L’Arabie Saoudite manque d’eau, et souhaiterait elle aussi varier son approvisionnement en énergie, actuellement trop marqué par le recours quasi exclusif au pétrole. Le vent n’y manque pas, ni l’ensoleillement. Un projet gigantesque est à l’étude, dans lequel intervient EDF. Il s’agit de créer et d’alimenter une réserve d’eau (de mer) à une altitude suffisante par pompage, en utilisant de l’énergie éolienne et solaire, pour ensuite laisser cette eau s’écouler et faire tourner des turbines pour produire de l’électricité. Le principe est analogue à ce qui se pratique (STEP : station de transfert d'énergie par pompage) dans plusieurs sites hydroélectriques en France, où il permet d’harmoniser la production et l’usage de l’électricité. En Arabie Saoudite, les potentiels de production d’électricité éolien et solaire existent, mais comme ailleurs, ils sont irréguliers. Le dispositif d’un réservoir d’eau surélevé permettrait de pallier à cette intermittence.
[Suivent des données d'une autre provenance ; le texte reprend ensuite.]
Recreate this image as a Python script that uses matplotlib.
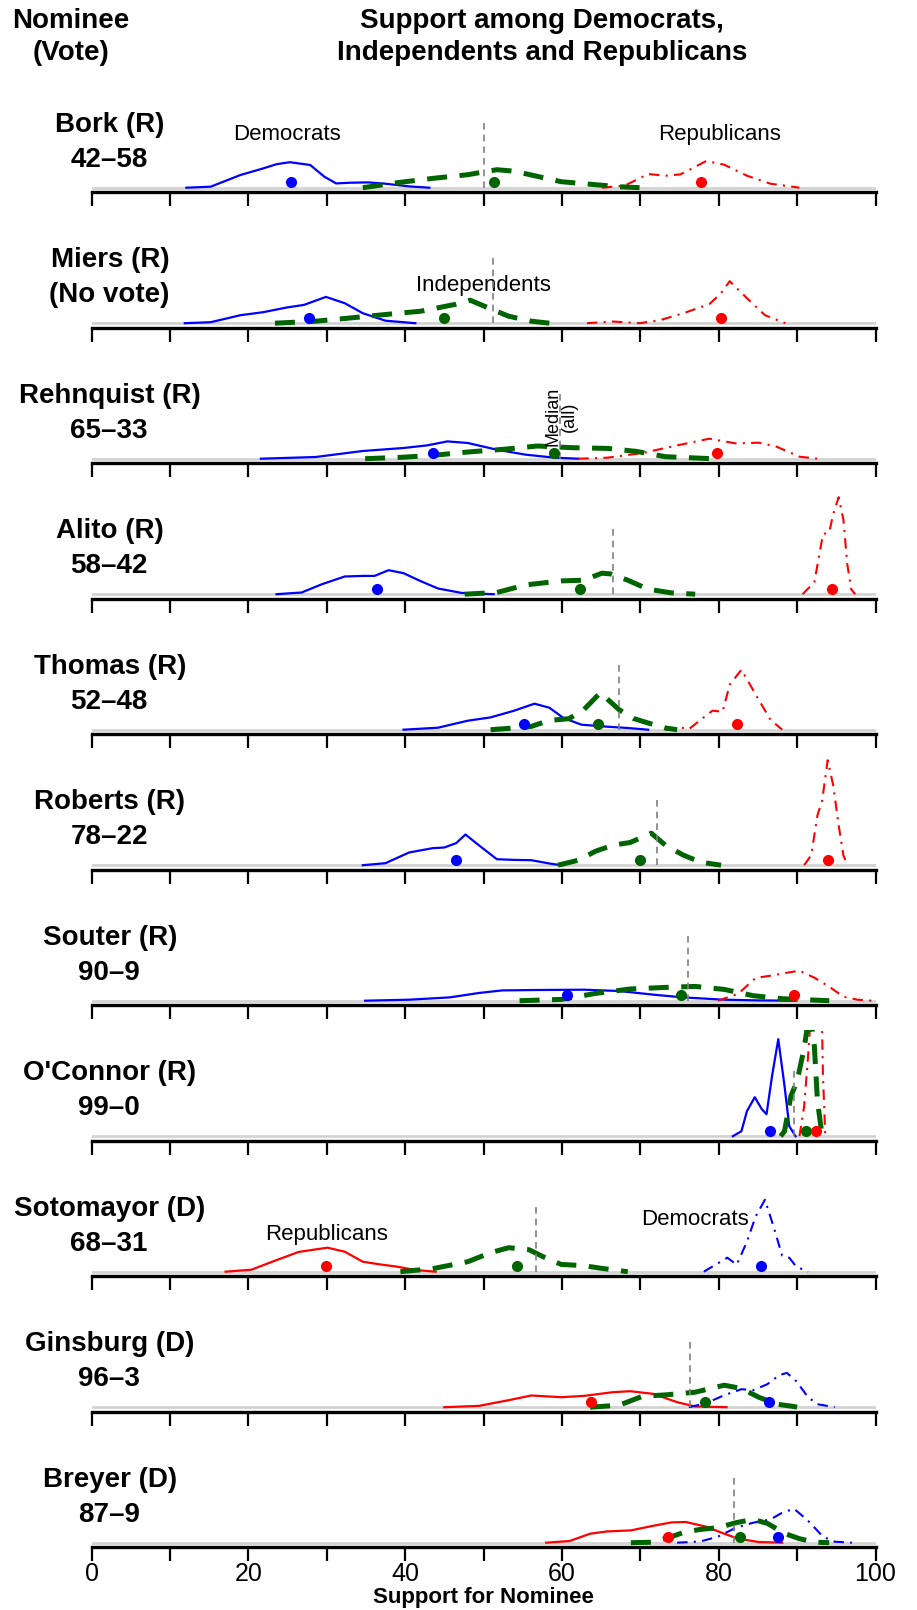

Mais le projet laisse pensif par ses dimensions : il serait associé à une mégalopole de 26 000 km² construite en plein désert, avec station de ski, et une « ville-gratte-ciel » de 500 m de hauteur et 170 km de longueur !
Après une telle ambition, un projet de récupération de chaleur dans le métro de Rennes à usage de chauffage domestique paraît peu de chose. Il vaut pourtant la peine qu’on s’y intéresse, pas seulement pour les calories qu’il permettra d’extraire du sol en hiver, mais surtout parce qu’il a été conçu avant la construction de la ligne de métro. En effet, pour de tels systèmes à basse énergie, il faut des infrastructures de grandes dimensions pour une production de chaleur modeste. Ouvrir un chantier pour cela sur une ligne de métro déjà construite serait ruineux. Mais l’intégrer dans un plan de construction avant le démarrage des travaux est possible sans que le coût du chantier s’envole. Ne devrait-on pas y penser à chaque fois qu’un projet de construction implique de remuer de grandes quantités de terre.

À lire

La lutte pour contenir le réchauffement climatique nécessitera des moyens matériels, et les volontaires pour s’y atteler, et ceux ci ne manquent pas. Il faudra aussi des financements gigantesques, la plupart du temps sans espoir de gain. Peut on imaginer une humanité marchant à sa perte simplement par manque de monnaie ? Hélas, les banques centrales qui règnent sur la création de monnaie veillent avant tout sur la stabilité du système financier. Pourtant, la monnaie n’est qu’une convention : lire « Le pouvoir de la monnaie » par Jézabel Couppey Soubéran, Pierre Delandre et Augustin Sersiron.